A large-population study found that people with high levels of lithium in their local drinking water were less likely to get dementia.
Dementia is one of the most common healthcare conditions afflicting older Americans. As of 2012, 8.8% of American seniors had been diagnosed with dementia.
Despite the prevalence of the disorder, there is no effective treatment to delay the onset of dementia, nor lessen its disabling effects. With no cure in sight, preventing dementia has been an important public health and economic concern.
Analysis of the environmental risk factors associated with dementia suggests that one preventive mechanism could be hidden in our drinking water: A nationwide study in Denmark may have uncovered a link between the levels of naturally occurring lithium in drinking water and the incidence of dementia.

Certain modifiable risk factors associated with dementia, such as diet and physical activity levels, are understood by physicians as important targets for intervention. But because dementia is not a specific disease – rather a group of conditions, characterized by impaired brain function – its environmental risk factors are less understood.
Research in recent decades has considered whether lithium exposure is one of those factors, as well as whether its affects are positive or negative.
Lithium compounds have been used in certain psychiatric medications since the 1870s, and it’s considered the standard treatment for bipolar disorder (where it’s used to stabilize mood). A 1999 study by researchers at the Universidad Autónoma de Madrid also noted lithium’s preventive potential, finding that the drug protects against a form of neurodegeneration commonly associated with Alzheimer’s disease.
Research on lithium’s effect on dementia outside the lab, however, has been minimal.
The Danish dementia study – led by chief author Dr. Lars Vedel Kessing of the University of Copenhagen – is one of few research initiatives (if not the only) to assess how variable levels of lithium exposure have affected a population.
Based on 151 drinking water samples from across the country, Kessing and colleagues first developed a map of lithium levels in drinking water for all 275 historical municipalities in Denmark.
Using tap water samples and data from medical records, the research compared dementia rates to lithium levels in drinking water.
Using that knowledge, they then compared long-term exposure to naturally occurring microlevels of lithium in drinking water among two populations: 73,731 patients who had been diagnosed with dementia, and 733,653 control individuals. (The team crunched their demographic and diagnosis data from medical records.)
The researchers found that the level of lithium exposure was lower among patients with a diagnosis of dementia than for those in the control group. And compared to those who only got 2-5 micrograms of lithium per liter in their drinking water, the population that had at least 15 micrograms in their water had a 17% decrease in incidence of dementia.
Findings in the middle, however, were a bit murkier: Exposure to moderate lithium levels (between 5.1 and 10 micrograms per liter) increased the risk of dementia by 22% compared with low levels (between 2-5 micrograms per liter).

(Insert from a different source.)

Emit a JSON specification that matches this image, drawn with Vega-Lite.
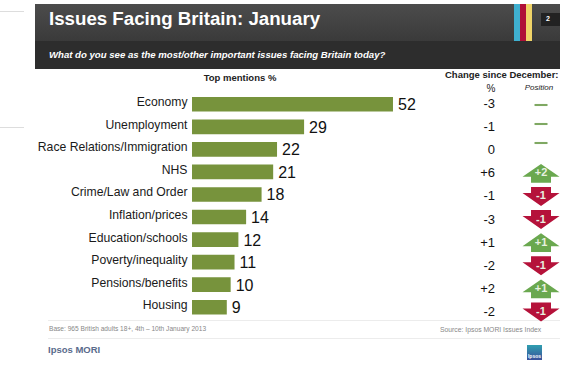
{"$schema":"https://vega.github.io/schema/vega-lite/v6.json","width":570,"height":371,"padding":0,"autosize":{"type":"none"},"background":"white","config":{"view":{"stroke":null},"text":{"font":"Liberation Sans"},"axis":{"labelFont":"Liberation Sans"}},
"datasets":{"issues":[
{"issue":"Economy","mentions":52,"change":"-3","position":"="},
{"issue":"Unemployment","mentions":29,"change":"-1","position":"="},
{"issue":"Race Relations/Immigration","mentions":22,"change":"0","position":"="},
{"issue":"NHS","mentions":21,"change":"+6","position":"+2"},
{"issue":"Crime/Law and Order","mentions":18,"change":"-1","position":"-1"},
{"issue":"Inflation/prices","mentions":14,"change":"-3","position":"-1"},
{"issue":"Education/schools","mentions":12,"change":"+1","position":"+1"},
{"issue":"Poverty/inequality","mentions":11,"change":"-2","position":"-1"},
{"issue":"Pensions/benefits","mentions":10,"change":"+2","position":"+1"},
{"issue":"Housing","mentions":9,"change":"-2","position":"-1"}]},
"resolve":{"scale":{"y":"independent"}},
"layer":[
{"data":{"values":[{}]},"mark":{"type":"rect","fill":{"x1":0,"y1":0,"x2":0,"y2":1,"gradient":"linear","stops":[{"offset":0,"color":"#4c4c4c"},{"offset":1,"color":"#3a3a3a"}]}},"encoding":{"x":{"value":35},"x2":{"value":560},"y":{"value":4},"y2":{"value":41}}},
{"data":{"values":[{}]},"mark":{"type":"rect","fill":"#2d2d2d"},"encoding":{"x":{"value":35},"x2":{"value":560},"y":{"value":41},"y2":{"value":69}}},
{"data":{"values":[{}]},"mark":{"type":"rect","fill":"#3fb0d0"},"encoding":{"x":{"value":514},"x2":{"value":520},"y":{"value":4},"y2":{"value":41}}},
{"data":{"values":[{}]},"mark":{"type":"rect","fill":"#b01038"},"encoding":{"x":{"value":520},"x2":{"value":526},"y":{"value":4},"y2":{"value":41}}},
{"data":{"values":[{}]},"mark":{"type":"rect","fill":"#f0d468"},"encoding":{"x":{"value":526},"x2":{"value":532},"y":{"value":4},"y2":{"value":41}}},
{"data":{"values":[{}]},"mark":{"type":"rect","fill":"#222222"},"encoding":{"x":{"value":541},"x2":{"value":560},"y":{"value":13},"y2":{"value":26}}},
{"data":{"values":[{}]},"mark":{"type":"rect","fill":"#dddddd"},"encoding":{"x":{"value":0},"x2":{"value":24},"y":{"value":11},"y2":{"value":12}}},
{"data":{"values":[{}]},"mark":{"type":"rect","fill":"#dddddd"},"encoding":{"x":{"value":0},"x2":{"value":24},"y":{"value":127},"y2":{"value":128}}},
{"data":{"values":[{}]},"mark":{"type":"rect","fill":"#ececec"},"encoding":{"x":{"value":48},"x2":{"value":560},"y":{"value":320},"y2":{"value":321}}},
{"data":{"values":[{}]},"mark":{"type":"rect","fill":"#ececec"},"encoding":{"x":{"value":48},"x2":{"value":560},"y":{"value":338},"y2":{"value":339}}},
{"data":{"values":[{}]},"mark":{"type":"rect","fill":{"x1":0,"y1":0,"x2":0,"y2":1,"gradient":"linear","stops":[{"offset":0,"color":"#2f9fb0"},{"offset":1,"color":"#3a4f9a"}]}},"encoding":{"x":{"value":527},"x2":{"value":542},"y":{"value":345},"y2":{"value":360}}},
{"data":{"values":[{"t":"Issues Facing Britain: January"}]},"mark":{"type":"text","align":"left","baseline":"alphabetic","fontWeight":"bold","fontSize":18.7,"fill":"white"},"encoding":{"text":{"field":"t"},"x":{"value":49},"y":{"value":25}}},
{"data":{"values":[{"t":"What do you see as the most/other important issues facing Britain today?"}]},"mark":{"type":"text","align":"left","baseline":"alphabetic","fontWeight":"bold","fontStyle":"italic","fontSize":9.6,"fill":"white"},"encoding":{"text":{"field":"t"},"x":{"value":49},"y":{"value":58}}},
{"data":{"values":[{"t":"2"}]},"mark":{"type":"text","align":"center","baseline":"middle","fontWeight":"bold","fontSize":7,"fill":"white"},"encoding":{"text":{"field":"t"},"x":{"value":548},"y":{"value":19}}},
{"data":{"values":[{"t":"Top mentions %"}]},"mark":{"type":"text","align":"center","baseline":"alphabetic","fontWeight":"bold","fontSize":9.5,"fill":"#222222"},"encoding":{"text":{"field":"t"},"x":{"value":240},"y":{"value":81}}},
{"data":{"values":[{"t":"Change since December:"}]},"mark":{"type":"text","align":"left","baseline":"alphabetic","fontWeight":"bold","fontSize":9.5,"fill":"#222222"},"encoding":{"text":{"field":"t"},"x":{"value":445},"y":{"value":78}}},
{"data":{"values":[{"t":"%"}]},"mark":{"type":"text","align":"center","baseline":"alphabetic","fontSize":10,"fill":"#222222"},"encoding":{"text":{"field":"t"},"x":{"value":491},"y":{"value":92}}},
{"data":{"values":[{"t":"Position"}]},"mark":{"type":"text","align":"center","baseline":"alphabetic","fontStyle":"italic","fontSize":8,"fill":"#222222"},"encoding":{"text":{"field":"t"},"x":{"value":539},"y":{"value":90}}},
{"data":{"values":[{"t":"Base: 965 British adults 18+, 4th – 10th January 2013"}]},"mark":{"type":"text","align":"left","baseline":"alphabetic","fontSize":6.6,"fill":"#888888"},"encoding":{"text":{"field":"t"},"x":{"value":49},"y":{"value":331}}},
{"data":{"values":[{"t":"Source: Ipsos MORI  Issues Index"}]},"mark":{"type":"text","align":"left","baseline":"alphabetic","fontSize":6.8,"fill":"#888888"},"encoding":{"text":{"field":"t"},"x":{"value":440},"y":{"value":332}}},
{"data":{"values":[{"t":"Ipsos MORI"}]},"mark":{"type":"text","align":"left","baseline":"alphabetic","fontWeight":"bold","fontSize":9.5,"fill":"#5a6b8c"},"encoding":{"text":{"field":"t"},"x":{"value":48},"y":{"value":353}}},
{"data":{"values":[{"t":"Ipsos"}]},"mark":{"type":"text","align":"center","baseline":"middle","fontWeight":"bold","fontSize":5,"fill":"white"},"encoding":{"text":{"field":"t"},"x":{"value":534.5},"y":{"value":356}}},
{"data":{"name":"issues"},
"encoding":{"y":{"field":"issue","type":"nominal","sort":null,"scale":{"range":[93,318.5],"paddingInner":0,"paddingOuter":0},"axis":{"title":null,"domain":false,"ticks":false,"grid":false,"offset":-187,"labelPadding":0,"labelFontSize":12.2,"labelColor":"#1a1a1a","labelLimit":200,"labelOffset":-2}}},
"layer":[
{"mark":{"type":"bar","fill":"#77933c","height":{"band":0.65}},"encoding":{"x":{"field":"mentions","type":"quantitative","stack":null,"scale":{"domain":[-49.68,97.8],"nice":false,"zero":false},"axis":null},"x2":{"datum":0}}},
{"mark":{"type":"text","align":"left","baseline":"middle","dx":5,"dy":1,"fontSize":16,"fill":"#111111"},"encoding":{"x":{"field":"mentions","type":"quantitative","stack":null},"text":{"field":"mentions"}}}
]},
{"data":{"name":"issues"},
"encoding":{"y":{"field":"issue","type":"nominal","sort":null,"scale":{"domain":["Economy","Unemployment","Race Relations/Immigration","NHS","Crime/Law and Order","Inflation/prices","Education/schools","Poverty/inequality","Pensions/benefits","Housing"],"range":[92.5,323.5],"paddingInner":0,"paddingOuter":0},"axis":null}},
"layer":[
{"mark":{"type":"text","align":"right","baseline":"middle","fontSize":13,"fill":"#111111"},"encoding":{"x":{"datum":78.4,"type":"quantitative"},"text":{"field":"change"}}},
{"transform":[{"filter":"datum.position[0]==='+'"}],"mark":{"type":"point","filled":true,"opacity":1,"fill":"#6aa84f","stroke":null,"shape":"M0,-0.51L1,0.19L0.54,0.19L0.54,0.51L-0.54,0.51L-0.54,0.19L-1,0.19Z","size":1369},"encoding":{"x":{"datum":90.3,"type":"quantitative"}}},
{"transform":[{"filter":"datum.position[0]==='-'"}],"mark":{"type":"point","filled":true,"opacity":1,"fill":"#b5123a","stroke":null,"shape":"M0,0.51L1,-0.19L0.54,-0.19L0.54,-0.51L-0.54,-0.51L-0.54,-0.19L-1,-0.19Z","size":1369},"encoding":{"x":{"datum":90.3,"type":"quantitative"}}},
{"transform":[{"filter":"datum.position!=='='"}],"mark":{"type":"text","align":"center","baseline":"middle","fontWeight":"bold","fontSize":11,"fill":"#e8f0e0"},"encoding":{"x":{"datum":90.3,"type":"quantitative"},"text":{"field":"position"}}}
]},
{"data":{"name":"issues"},"transform":[{"filter":"datum.position==='='"}],
"mark":{"type":"point","filled":true,"opacity":1,"fill":"#7fa862","stroke":null,"shape":"M-1,-0.16L1,-0.16L1,0.16L-1,0.16Z","size":169},
"encoding":{"x":{"datum":90.3,"type":"quantitative"},"y":{"field":"issue","type":"nominal","sort":null,"scale":{"domain":["Economy","Unemployment","Race Relations/Immigration"],"range":[95.5,152.5],"paddingInner":0,"paddingOuter":0},"axis":null}}}
]}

If anything, that grey area suggests that only high levels of lithium exposure could have a preventive effect on dementia. Yet that doesn’t diminish the potential for heightened lithium levels in water to have preventive value; in normal tap water, lithium exists at far lower levels than is delivered medicinally (for bipolar disorders or other diseases).
Of course, much more research would need to be done to establish a cause-and-effect relationship between dementia – or a lack thereof – and lithium exposure levels. While a large population study like this one has merit for linking higher exposure to dementia reduction, it can’t speak to how (or why) the variable exposure rates could be manipulated for preventive effect.
The study’s investigation of nationwide water samples bears more consideration as well; as with many other diagnoses, environmental risk factors related to location often have a lot to do with socioeconomic issues like poverty and access to care. (US research from both the Harvard School of Public Health and the Aetna Foundation, for example, has found an individual’s zip code to be a better predictor of health than his or her genetic code.)
The researchers seemed to acknowledge as much in their work, concluding that: “Long-term increased lithium exposure in drinking water may be associated with a lower incidence of dementia in a nonlinear way; however, confounding from other factors associated with municipality of residence cannot be excluded.”
Nonetheless, a better understanding of the relationship between lithium and dementia – as well as further long-term study on the drug’s effects in dementia-prone populations – could ultimately help lower dementia rates.
The original study “Association of Lithium in Drinking Water With the Incidence of Dementia” was published in the journal JAMA Psychiatry. Full information is available here.
Source Notes: 2012 dementia rates were sourced from a January 2017 study in JAMA Internal Medicine. The 1999 study referenced was entitled “Lithium protects cultured neurons against beta-amyloid-induced neurodegeneration.”